Seeking Asylum

Australia looks pretty reprehensible in the eyes of the international community these days, and we’re certainly not doing ourselves any favours the way we’re behaving toward our nearest neighbours. I think, sometimes, that we forget we’re a country in Asia, not a state of America or one of the British Isles.

GetUp Australia has instigated and/or spear-headed some amazing campaigns through the years, many of which I’ve watched with great interest. Their marriage equality video “It’s Time” deserved its viral status, and I still can’t watch it without a runny nose and a tear or two.

Right now they’re launching something more subtle, restrained, I suspect, but the current government’s stance on grassroots campaigning and boycotts – Letters to Asylum Seekers.

The problem with campaigning for asylum seekers these days is that the only people who are listening are the people already very concerned for refugees. The people who really need to hear the message aren’t listening, or have gone deaf.

The wonderful thing about this campaign is that the messages are being sent where they probably do more good anyway – straight to an asylum seeker, who’s probably lost all faith in humanity in the face of Australian government bullshit. I’m safe at home and I’m losing faith in humanity just thinking about what my government is doing to people who have every right to seek asylum.

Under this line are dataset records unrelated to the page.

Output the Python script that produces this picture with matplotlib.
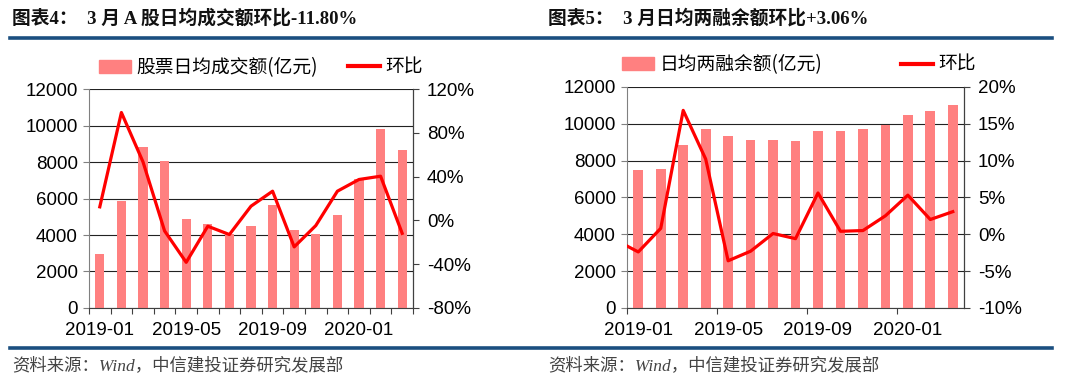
import matplotlib
matplotlib.use("Agg")
import matplotlib.pyplot as plt
from matplotlib.lines import Line2D
from matplotlib.patches import Patch
from matplotlib.ticker import FuncFormatter

plt.rcParams['font.family'] = ['Liberation Sans', 'Noto Sans CJK SC']

## data
months = ['2019-01', '2019-02', '2019-03', '2019-04', '2019-05', '2019-06', '2019-07', '2019-08',
          '2019-09', '2019-10', '2019-11', '2019-12', '2020-01', '2020-02', '2020-03']

# 图表4 股票日均成交额(亿元) / 环比(%)
turnover = [2980, 5890, 8850, 8050, 4900, 4610, 4060, 4480, 5670, 4260, 4060, 5120, 7080, 9820, 8670]
turnover_mom = [12.4, 98.6, 53.5, -9.6, -38.3, -5.3, -12.9, 13.0, 26.7, -24.2, -4.7, 26.7, 37.4, 40.4, -11.8]

# 图表5 日均两融余额(亿元) / 环比(%)，首个值为2018-12
margin = [7490, 7540, 8820, 9690, 9310, 9110, 9110, 9060, 9580, 9620, 9690, 9910, 10450, 10670, 10990]
margin_mom_prev = -0.8
margin_mom = [-2.4, 0.8, 16.8, 10.2, -3.6, -2.3, 0.1, -0.6, 5.6, 0.4, 0.5, 2.5, 5.3, 2.0, 3.06]

bar_color = '#FF8080'
line_color = '#FF0000'
blue = '#1B4F80'

fig = plt.figure(figsize=(10.8, 3.84), dpi=100)

## titles and rules
title_font = ['Liberation Serif', 'Noto Sans CJK SC']
fig.text(12 / 1080, 1 - 18 / 384, '图表4：  3 月 A 股日均成交额环比-11.80%', family=title_font,
         fontsize=13.5, fontweight='bold', va='center', ha='left', color='#111111')
fig.text(548 / 1080, 1 - 18 / 384, '图表5：  3 月日均两融余额环比+3.06%', family=title_font,
         fontsize=13.5, fontweight='bold', va='center', ha='left', color='#111111')
for yy in [38, 348]:
    fig.add_artist(Line2D([10 / 1080, 1052 / 1080], [1 - yy / 384, 1 - yy / 384],
                          color=blue, lw=2.6, transform=fig.transFigure))
src = '资料来源：Wind，中信建投证券研究发展部'
fig.text(12 / 1080, 1 - 366 / 384, src, fontsize=12.5, style='italic', color='#444444',
         va='center', ha='left', family=['Liberation Serif', 'Noto Sans CJK SC'])
fig.text(548 / 1080, 1 - 366 / 384, src, fontsize=12.5, style='italic', color='#444444',
         va='center', ha='left', family=['Liberation Serif', 'Noto Sans CJK SC'])

x = list(range(len(months)))
pct = FuncFormatter(lambda v, p: '%d%%' % v)


def style_axes(ax, ax2):
    ax.set_xlim(-0.5, 14.5)
    ax.set_ylim(0, 12000)
    ax.set_yticks(range(0, 12001, 2000))
    ax.yaxis.grid(True, color='#222222', lw=0.8)
    ax.set_axisbelow(True)
    for s in ['top']:
        ax.spines[s].set_visible(False)
        ax2.spines[s].set_visible(False)
    ax.spines['left'].set_color('#808080')
    ax.spines['bottom'].set_color('#404040')
    ax2.spines['left'].set_visible(False)
    ax2.spines['bottom'].set_visible(False)
    ax2.spines['right'].set_color('#404040')
    ax.tick_params(axis='y', length=4, color='#808080', labelsize=13.5, pad=4)
    ax2.tick_params(axis='y', length=4, color='#404040', labelsize=13.5, pad=6)
    ax2.yaxis.set_major_formatter(pct)
    ax.set_xticks([0, 4, 8, 12], minor=True)
    ax.set_xticklabels([months[i] for i in [0, 4, 8, 12]], minor=True)
    ax.tick_params(axis='x', which='minor', length=0, labelsize=13.5, pad=10)
    ax.tick_params(axis='x', which='major', length=4, color='#404040', labelbottom=False)


## 图表4
ax1 = fig.add_axes([0.0824, 0.198, 0.300, 0.570])
ax1b = ax1.twinx()
ax1.bar(x, turnover, width=0.42, color=bar_color, zorder=2)
ax1b.plot(x, turnover_mom, color=line_color, lw=2.3, zorder=3)
ax1b.set_ylim(-80, 120)
ax1b.set_yticks(range(-80, 121, 40))
style_axes(ax1, ax1b)
ax1.set_xticks([i - 0.5 for i in range(16)])
ax1.legend([Patch(color=bar_color), Line2D([], [], color=line_color, lw=3)],
           ['股票日均成交额(亿元)', '环比'], loc='center', bbox_to_anchor=(0.53, 1.1),
           ncol=2, frameon=False, handlelength=1.7, handletextpad=0.3,
           columnspacing=1.6, prop={'family': ['Noto Sans CJK SC'], 'size': 13.5})

## 图表5
ax2 = fig.add_axes([0.5806, 0.198, 0.312, 0.576])
ax2b = ax2.twinx()
ax2.bar(x, margin, width=0.43, color=bar_color, zorder=2)
ax2b.plot([-1] + x, [margin_mom_prev] + margin_mom, color=line_color, lw=2.3, zorder=3)
ax2b.set_ylim(-10, 20)
ax2b.set_yticks(range(-10, 21, 5))
style_axes(ax2, ax2b)
ax2.set_xticks([-0.5, 3.5, 7.5, 11.5])
ax2.legend([Patch(color=bar_color), Line2D([], [], color=line_color, lw=3)],
           ['日均两融余额(亿元)', '环比'], loc='center', bbox_to_anchor=(0.51, 1.1),
           ncol=2, frameon=False, handlelength=1.7, handletextpad=0.3,
           columnspacing=4.2, prop={'family': ['Noto Sans CJK SC'], 'size': 13.5})

fig.savefig('out.png', dpi=100)
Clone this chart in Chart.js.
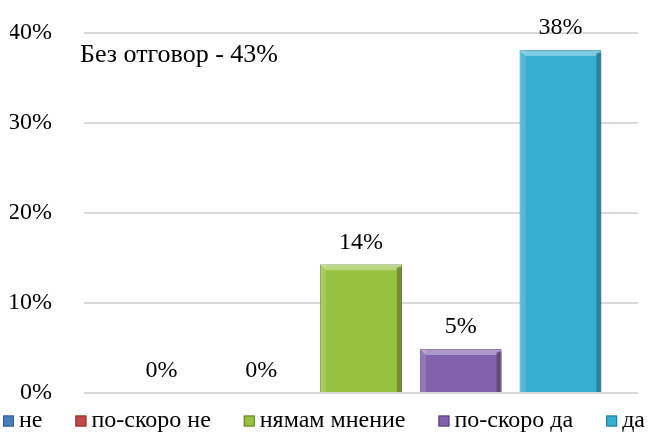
<!DOCTYPE html>
<html>
<head>
<meta charset="utf-8">
<script src="https://cdn.jsdelivr.net/npm/chart.js@4"></script>
<style>
  html, body { margin: 0; padding: 0; background: #fff; }
</style>
</head>
<body>
<canvas id="barChart" width="649" height="432"></canvas>
<script>
var categories = [''];
var seriesNames = ['не', 'по-скоро не', 'нямам мнение', 'по-скоро да', 'да'];
var seriesValues = [0, 0, 14.3, 4.9, 38.1];
var seriesColors = ['#4a7ebb', '#be4b48', '#96c23f', '#8262ab', '#37afd0'];
var edgeColors = ['#2c5a8f', '#8c2f2d', '#627f24', '#553d78', '#1f7c96'];
var noAnswerNote = 'Без отговор - 43%';

var FONT = '"Liberation Serif", "Times New Roman", serif';

// percent labels over the bars + the note in the upper left
var labelsPlugin = {
  id: 'barLabels',
  afterDatasetsDraw: function (chart) {
    var ctx = chart.ctx;
    ctx.save();
    chart.data.datasets.forEach(function (ds, i) {
      var meta = chart.getDatasetMeta(i);
      meta.data.forEach(function (bar, j) {
        var p = bar.getProps(['x', 'y', 'base', 'width']);
        // simple bevel look
        if (p.base - p.y > 4) {
          var l = p.x - p.width / 2, r = p.x + p.width / 2;
          ctx.fillStyle = 'rgba(255,255,255,0.35)';
          ctx.beginPath();
          ctx.moveTo(l, p.y); ctx.lineTo(r, p.y);
          ctx.lineTo(r - 6, p.y + 6); ctx.lineTo(l + 6, p.y + 6);
          ctx.closePath(); ctx.fill();
          ctx.fillStyle = 'rgba(255,255,255,0.15)';
          ctx.fillRect(l, p.y, 6, p.base - p.y);
          ctx.fillStyle = 'rgba(0,0,0,0.25)';
          ctx.fillRect(r - 5, p.y + 3, 5, p.base - p.y - 3);
        }
        ctx.fillStyle = '#000';
        ctx.font = '24px ' + FONT;
        ctx.textAlign = 'center';
        ctx.textBaseline = 'middle';
        ctx.fillText(Math.round(ds.data[j]) + '%', p.x, p.y - 22);
      });
    });
    var area = chart.chartArea;
    ctx.textAlign = 'left';
    ctx.font = '26px ' + FONT;
    ctx.fillText(noAnswerNote, area.left - 4, area.top + 22);
    ctx.restore();
  }
};

// compact legend along the bottom edge (box, small gap, text)
var legendPlugin = {
  id: 'bottomLegend',
  afterDraw: function (chart) {
    var ctx = chart.ctx;
    var box = 11, gapText = 5, left = 3, right = chart.width - 4;
    ctx.save();
    ctx.font = '24px ' + FONT;
    var widths = seriesNames.map(function (n) { return box + gapText + ctx.measureText(n).width; });
    var total = widths.reduce(function (a, b) { return a + b; }, 0);
    var gap = (right - left - total) / (seriesNames.length - 1);
    var x = left, y = chart.chartArea.bottom + 28;
    ctx.textBaseline = 'middle';
    ctx.textAlign = 'left';
    seriesNames.forEach(function (n, i) {
      ctx.fillStyle = seriesColors[i];
      ctx.fillRect(x, y - box / 2, box, box);
      ctx.strokeStyle = edgeColors[i];
      ctx.lineWidth = 1;
      ctx.strokeRect(x + 0.5, y - box / 2 + 0.5, box - 1, box - 1);
      ctx.fillStyle = '#000';
      ctx.fillText(n, x + box + gapText, y);
      x += widths[i] + gap;
    });
    ctx.restore();
  }
};

var ctx = document.getElementById('barChart');
var barChart = new Chart(ctx, {
  type: 'bar',
  data: {
    labels: categories,
    datasets: seriesNames.map(function (name, i) {
      return {
        label: name,
        data: [seriesValues[i]],
        backgroundColor: seriesColors[i],
        borderColor: edgeColors[i],
        borderWidth: 1,
        categoryPercentage: 0.9,
        barPercentage: 0.82
      };
    })
  },
  options: {
    responsive: false,
    animation: false,
    layout: { padding: { left: 10, right: 11, top: 33, bottom: 39 } },
    plugins: {
      legend: { display: false },
      tooltip: { enabled: false }
    },
    scales: {
      x: {
        display: false
      },
      y: {
        min: 0,
        max: 40,
        afterFit: function (s) { s.width = 74; },
        ticks: {
          stepSize: 10,
          padding: 2,
          color: '#000',
          font: { family: FONT, size: 24 },
          callback: function (v) { return v + '%'; }
        },
        grid: { color: '#d9d9d9', lineWidth: 2, drawTicks: true, tickLength: 30, tickColor: 'rgba(0,0,0,0)' },
        border: { display: false }
      }
    }
  },
  plugins: [labelsPlugin, legendPlugin]
});
</script>
</body>
</html>
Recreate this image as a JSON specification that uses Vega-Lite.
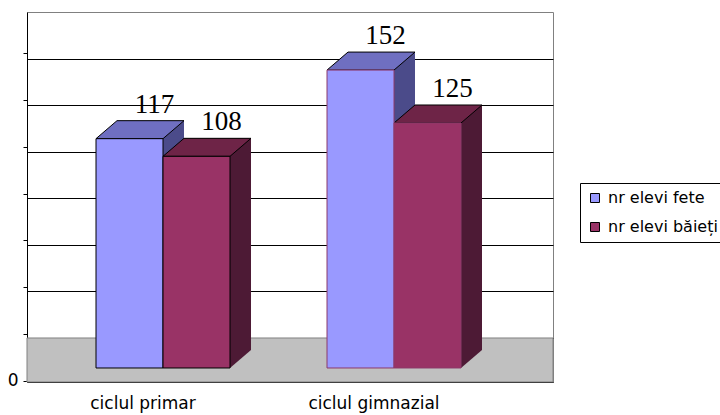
{
  "$schema": "https://vega.github.io/schema/vega-lite/v6.json",
  "width": 526,
  "height": 370,
  "autosize": "none",
  "padding": {"left": 27, "top": 12, "right": 167, "bottom": 33},
  "background": "white",
  "config": {"view": {"stroke": "#808080", "strokeWidth": 1}},
  "data": {"values": [
    {"ciclu": "ciclul primar", "serie": "nr elevi fete", "nr": 117},
    {"ciclu": "ciclul primar", "serie": "nr elevi băieți", "nr": 108},
    {"ciclu": "ciclul gimnazial", "serie": "nr elevi fete", "nr": 152},
    {"ciclu": "ciclul gimnazial", "serie": "nr elevi băieți", "nr": 125}
  ]},
  "resolve": {"scale": {"y": "independent", "xOffset": "independent"}, "axis": {"y": "independent"}},
  "layer": [
    {
      "data": {"values": [{}]},
      "mark": {"type": "rect", "fill": "#C0C0C0", "stroke": "#808080", "strokeWidth": 1},
      "encoding": {
        "y": {"datum": 0, "type": "quantitative", "scale": {"domain": [-23.62, 175], "nice": false, "zero": false},
          "axis": {"orient": "right", "grid": true, "gridColor": "#000000", "gridWidth": 1, "values": [0, 25, 50, 75, 100, 125, 150], "labels": false, "ticks": false, "domain": false, "title": null}},
        "y2": {"value": "height"}
      }
    },
    {
      "mark": {"type": "bar", "strokeWidth": 0},
      "encoding": {
        "x": {"field": "ciclu", "type": "nominal", "sort": ["ciclul primar", "ciclul gimnazial"], "scale": {"paddingInner": 0.4199, "paddingOuter": 0.3485, "align": 0.4286},
          "axis": {"title": null, "orient": "bottom", "ticks": false, "tickSize": 0, "domainColor": "#000000", "domainWidth": 1, "labelAngle": 0, "labelOffset": -20, "labelPadding": 13, "labelFont": "DejaVu Sans", "labelFontSize": 17, "labelColor": "#000000"}},
        "xOffset": {"field": "serie", "type": "nominal", "sort": ["nr elevi fete", "nr elevi băieți"], "scale": {"range": [21, 155], "paddingInner": 0, "paddingOuter": 0}},
        "y": {"field": "nr", "type": "quantitative", "scale": {"domain": [-16.33, 172.45], "nice": false, "zero": false}, "axis": null},
        "y2": {"datum": 0},
        "fill": {"condition": {"test": "datum.serie === 'nr elevi fete'", "value": "#4B4B8A"}, "value": "#4D1A35"}
      }
    },
    {
      "mark": {"type": "point", "shape": "M33.5,0L33.5,-18L54.5,-18Z", "size": 4, "filled": true, "opacity": 1, "strokeWidth": 0},
      "encoding": {
        "x": {"field": "ciclu", "type": "nominal", "sort": ["ciclul primar", "ciclul gimnazial"], "scale": {"paddingInner": 0.4199, "paddingOuter": 0.3485, "align": 0.4286},
          "axis": {"title": null, "orient": "bottom", "ticks": false, "tickSize": 0, "domainColor": "#000000", "domainWidth": 1, "labelAngle": 0, "labelOffset": -20, "labelPadding": 13, "labelFont": "DejaVu Sans", "labelFontSize": 17, "labelColor": "#000000"}},
        "xOffset": {"field": "serie", "type": "nominal", "sort": ["nr elevi fete", "nr elevi băieți"], "scale": {"type": "point", "padding": 0.5}},
        "y": {"datum": 0, "type": "quantitative", "scale": {"domain": [-7.143, 181.63], "nice": false, "zero": false}, "axis": null},
        "fill": {"condition": {"test": "datum.serie === 'nr elevi fete'", "value": "#4B4B8A"}, "value": "#4D1A35"}
      }
    },
    {
      "mark": {"type": "point", "shape": "M-33.5,0L33.5,0L54.5,-18L-12.5,-18Z", "size": 4, "filled": true, "opacity": 1, "stroke": "#000000", "strokeWidth": 1},
      "encoding": {
        "x": {"field": "ciclu", "type": "nominal", "sort": ["ciclul primar", "ciclul gimnazial"], "scale": {"paddingInner": 0.4199, "paddingOuter": 0.3485, "align": 0.4286},
          "axis": {"title": null, "orient": "bottom", "ticks": false, "tickSize": 0, "domainColor": "#000000", "domainWidth": 1, "labelAngle": 0, "labelOffset": -20, "labelPadding": 13, "labelFont": "DejaVu Sans", "labelFontSize": 17, "labelColor": "#000000"}},
        "xOffset": {"field": "serie", "type": "nominal", "sort": ["nr elevi fete", "nr elevi băieți"], "scale": {"type": "point", "padding": 0.5}},
        "y": {"field": "nr", "type": "quantitative", "scale": {"domain": [-7.143, 181.63], "nice": false, "zero": false}, "axis": null},
        "fill": {"condition": {"test": "datum.serie === 'nr elevi fete'", "value": "#6F6FC1"}, "value": "#6E2447"}
      }
    },
    {
      "mark": {"type": "bar", "strokeWidth": 1},
      "encoding": {
        "x": {"field": "ciclu", "type": "nominal", "sort": ["ciclul primar", "ciclul gimnazial"], "scale": {"paddingInner": 0.4199, "paddingOuter": 0.3485, "align": 0.4286},
          "axis": {"title": null, "orient": "bottom", "ticks": false, "tickSize": 0, "domainColor": "#000000", "domainWidth": 1, "labelAngle": 0, "labelOffset": -20, "labelPadding": 13, "labelFont": "DejaVu Sans", "labelFontSize": 17, "labelColor": "#000000"}},
        "xOffset": {"field": "serie", "type": "nominal", "sort": ["nr elevi fete", "nr elevi băieți"], "scale": {"paddingInner": 0, "paddingOuter": 0}},
        "y": {"field": "nr", "type": "quantitative", "scale": {"domain": [-7.143, 181.63], "nice": false, "zero": false}, "axis": null},
        "y2": {"datum": 0},
        "color": {"field": "serie", "type": "nominal", "sort": ["nr elevi fete", "nr elevi băieți"],
          "scale": {"domain": ["nr elevi fete", "nr elevi băieți"], "range": ["#9999FF", "#993366"]},
          "legend": {"title": null, "orient": "none", "legendX": 553, "legendY": 171, "strokeColor": "#000000", "fillColor": "#FFFFFF", "padding": 7, "symbolType": "square", "symbolSize": 81, "symbolStrokeColor": "#000000", "symbolStrokeWidth": 1, "labelFont": "DejaVu Sans", "labelFontSize": 16, "labelColor": "#000000", "labelOffset": 5, "rowPadding": 13}},
        "stroke": {"condition": {"test": "datum.ciclu === 'ciclul gimnazial'", "value": "#8C3A6A"}, "value": "#000000"}
      }
    },
    {
      "mark": {"type": "text", "font": "Liberation Serif", "fontSize": 27, "dx": 25, "dy": -26, "baseline": "alphabetic", "align": "center", "color": "#000000"},
      "encoding": {
        "x": {"field": "ciclu", "type": "nominal", "sort": ["ciclul primar", "ciclul gimnazial"], "scale": {"paddingInner": 0.4199, "paddingOuter": 0.3485, "align": 0.4286},
          "axis": {"title": null, "orient": "bottom", "ticks": false, "tickSize": 0, "domainColor": "#000000", "domainWidth": 1, "labelAngle": 0, "labelOffset": -20, "labelPadding": 13, "labelFont": "DejaVu Sans", "labelFontSize": 17, "labelColor": "#000000"}},
        "xOffset": {"field": "serie", "type": "nominal", "sort": ["nr elevi fete", "nr elevi băieți"], "scale": {"type": "point", "padding": 0.5}},
        "y": {"field": "nr", "type": "quantitative", "scale": {"domain": [-7.143, 181.63], "nice": false, "zero": false}, "axis": null},
        "text": {"field": "nr", "type": "quantitative"}
      }
    },
    {
      "data": {"values": [{}]},
      "mark": {"type": "rule", "opacity": 0},
      "encoding": {
        "y": {"datum": 0, "type": "quantitative", "scale": {"domain": [-0.534, 196.88], "nice": false, "zero": false},
          "axis": {"orient": "left", "title": null, "grid": false, "values": [0, 25, 50, 75, 100, 125, 150, 175], "labelExpr": "datum.value === 0 ? '0' : ''", "tickSize": 4, "tickColor": "#000000", "domainColor": "#000000", "labelFont": "DejaVu Sans", "labelFontSize": 17, "labelColor": "#000000", "labelPadding": 5}}
      }
    }
  ]
}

It is not illegal to seek asylum! Refugees are fleeing persecution, torture, and certain death on the grounds of race, religion, sexuality or sexual orientation… They’re getting on leaky boats to face the possibility of death and the hope of a fresh start somewhere else. That opportunistic vultures prey on these people, rob them of all their assets to put them on these leaky boats, uncaring if they reach safety alive or not, is a whole other topic well worth a rant of its own.

GetUp Australia is looking for people to write letters to asylum seekers, to let them know we’re thinking of them, and that we haven’t forgotten. I just wrote mine, and I’m going to mail it tomorrow (or Monday if I can’t find a place selling stamps on Anzac Day).

I don’t know who you are, but I worry for you, and for any of your family and friends there with you. I hear such awful stories of where you are, and I think of what you went through to get there – and it’s not fair.

You haven’t been forgotten by us here in Australia, we know you’re there, and we know what our government is doing to you is wrong. Until we can make a change, please have hope, and don’t lose heart in the face of adversity. We know you’re there, and we will continue to do all we can to help you.

My name is Amelia, and I live in Tasmania – the little island state at the bottom of Australia. I study and teach at university, and my family is two cats and a dog. I don’t know who you are, but I would welcome you to my home as a friend. We haven’t forgotten you.

Please write back – let me know how you are, and who you are. We hear of ‘asylum seekers’ without seeing that you are people with names and faces and histories – but I know you have a name, and a face, and a story.

Your friend in Australia,

The irony of this picture is perfect and poignant. For those who don’t know, it’s from the Australian National Anthem.